We saw this in Tara’s letters. Take special note that Tara’s letters were written in a formal mode because she knew these letters were addressed to government officials. Tara Devi had written her letter to the block-level administration.

Prasasan [Note: Should be written as Prashasan, but since there are slippery slopes between S and Sh, many rural women write this word with a mere S]
Chirai Village, Varanasi

I humbly request that the drains in my village be cleaned. They are not being cleaned right now. I, therefore ask that you please organise the cleaning.

Yours sincerely,
Taradevi,
Prahladpur, Varanasi

But when we read Bhagwati and Lakshmi’s letters, both demanded civic rights, but in an informal style.

Lakshmi, in her early 30s, from Mehroni, writes:

“My name is Lakshmi and I study at the literacy centre in Badkilolli. I do MNREGA work. Earlier the pradan wouldn’t give us any work. But we put in a demand for work. Then we were assigned work in the kind of places where no one was working. But we worked there and showed that pradan. Hardev Baba Ji.”

Bhagwati, from Gauna village, Madawara, writes:

“My name is Bhagwati Sahariya and I am a resident of the village of Gauna. Thirty men and twenty women got on a tractor and came to Lalitpur’s DM sahib. They wanted to ask about widow pension and social pension on behalf of some of the women. The DM sahib asked, ‘Why have so many men and women come here?’ … We returned to our village. In a couple of months all the women got their pension and some people got their permits too.”

***
In today’s era of the mobile phone and the internet, writing letters on paper is a near defunct practice. But even now, in the women’s literacy programmes or in the programmes for adolescent girls, we ask them to write letters. And they sit down to write with the same verve and dedication. They write about the myriad things they are unable to discuss with anyone. Like Gulnar at the Delhi PACE Centre, all of 15 years old and from Seemapuri, writes a letter and puts it in her file because what is in her heart would remain unsaid and stuck otherwise. But now, her feelings, her desires, what is going on in her neighbourhood, what angers her, all this goes quietly into her letter and then into the file.

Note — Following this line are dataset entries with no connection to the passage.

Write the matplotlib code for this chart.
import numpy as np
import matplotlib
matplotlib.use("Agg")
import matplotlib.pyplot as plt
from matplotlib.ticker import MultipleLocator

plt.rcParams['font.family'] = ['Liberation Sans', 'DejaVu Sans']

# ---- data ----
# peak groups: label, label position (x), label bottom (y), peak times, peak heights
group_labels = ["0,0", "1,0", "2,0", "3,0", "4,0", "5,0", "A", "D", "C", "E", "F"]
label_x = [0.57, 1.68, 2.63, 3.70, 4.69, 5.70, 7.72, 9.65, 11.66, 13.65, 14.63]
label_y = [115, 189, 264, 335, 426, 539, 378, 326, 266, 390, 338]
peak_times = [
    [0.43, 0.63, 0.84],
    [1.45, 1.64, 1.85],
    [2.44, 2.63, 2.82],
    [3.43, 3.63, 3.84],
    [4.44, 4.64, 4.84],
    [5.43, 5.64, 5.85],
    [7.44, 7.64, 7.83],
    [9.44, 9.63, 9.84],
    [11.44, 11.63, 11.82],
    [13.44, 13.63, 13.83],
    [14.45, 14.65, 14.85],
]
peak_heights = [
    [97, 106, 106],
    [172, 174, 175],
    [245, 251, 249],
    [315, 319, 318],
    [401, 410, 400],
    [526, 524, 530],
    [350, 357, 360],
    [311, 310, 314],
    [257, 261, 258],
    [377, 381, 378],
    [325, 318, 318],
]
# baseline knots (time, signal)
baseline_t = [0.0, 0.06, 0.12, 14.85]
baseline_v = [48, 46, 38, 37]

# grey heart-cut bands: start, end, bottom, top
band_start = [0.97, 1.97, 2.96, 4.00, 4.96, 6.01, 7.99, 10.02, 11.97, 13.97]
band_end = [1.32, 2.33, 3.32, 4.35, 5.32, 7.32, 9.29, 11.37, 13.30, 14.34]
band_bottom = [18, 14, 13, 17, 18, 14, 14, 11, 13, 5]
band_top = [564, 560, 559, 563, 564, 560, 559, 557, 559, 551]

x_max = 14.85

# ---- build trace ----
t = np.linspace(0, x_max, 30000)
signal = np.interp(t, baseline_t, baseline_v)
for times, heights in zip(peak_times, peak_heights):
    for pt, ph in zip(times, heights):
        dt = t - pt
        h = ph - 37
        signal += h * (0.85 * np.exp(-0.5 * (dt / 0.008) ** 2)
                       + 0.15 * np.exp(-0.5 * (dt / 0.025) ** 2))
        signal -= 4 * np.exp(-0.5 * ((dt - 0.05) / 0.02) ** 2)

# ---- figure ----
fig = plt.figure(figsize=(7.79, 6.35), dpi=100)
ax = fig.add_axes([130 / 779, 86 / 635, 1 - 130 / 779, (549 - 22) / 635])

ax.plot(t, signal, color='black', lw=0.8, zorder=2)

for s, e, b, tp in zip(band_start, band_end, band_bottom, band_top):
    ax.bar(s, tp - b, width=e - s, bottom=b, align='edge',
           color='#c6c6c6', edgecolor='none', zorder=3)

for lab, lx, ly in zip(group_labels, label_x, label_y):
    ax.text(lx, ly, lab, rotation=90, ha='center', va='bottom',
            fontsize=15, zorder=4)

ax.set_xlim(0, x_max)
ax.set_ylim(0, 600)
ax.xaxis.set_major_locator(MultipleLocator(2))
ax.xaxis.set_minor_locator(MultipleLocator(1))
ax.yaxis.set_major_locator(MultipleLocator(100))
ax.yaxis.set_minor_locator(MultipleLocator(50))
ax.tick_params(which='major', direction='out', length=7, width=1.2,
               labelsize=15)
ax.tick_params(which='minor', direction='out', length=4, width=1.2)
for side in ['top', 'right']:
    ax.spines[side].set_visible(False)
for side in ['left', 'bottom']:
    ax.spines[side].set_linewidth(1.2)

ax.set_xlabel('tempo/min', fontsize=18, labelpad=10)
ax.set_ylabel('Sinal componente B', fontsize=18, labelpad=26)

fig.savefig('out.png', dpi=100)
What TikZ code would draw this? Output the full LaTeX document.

Translated from Hindi by Nisha Susan and Dipta Bhog.

Purnima is a feminist and women’s rights activist. She has been working with Nirantar Trust since 1998 and has been involved in various aspects of training and capacity building of community-based organisations working on women’s literacy. She has an expertise in developing teaching-learning material for adult education programmes, review and evaluation of programmes, and research and advocacy. Purnima is one of the founding members of Sahjani Shiksha Kendra and Nazariya Foundation. She has a masters degree in clinical psychology from BHU (UP).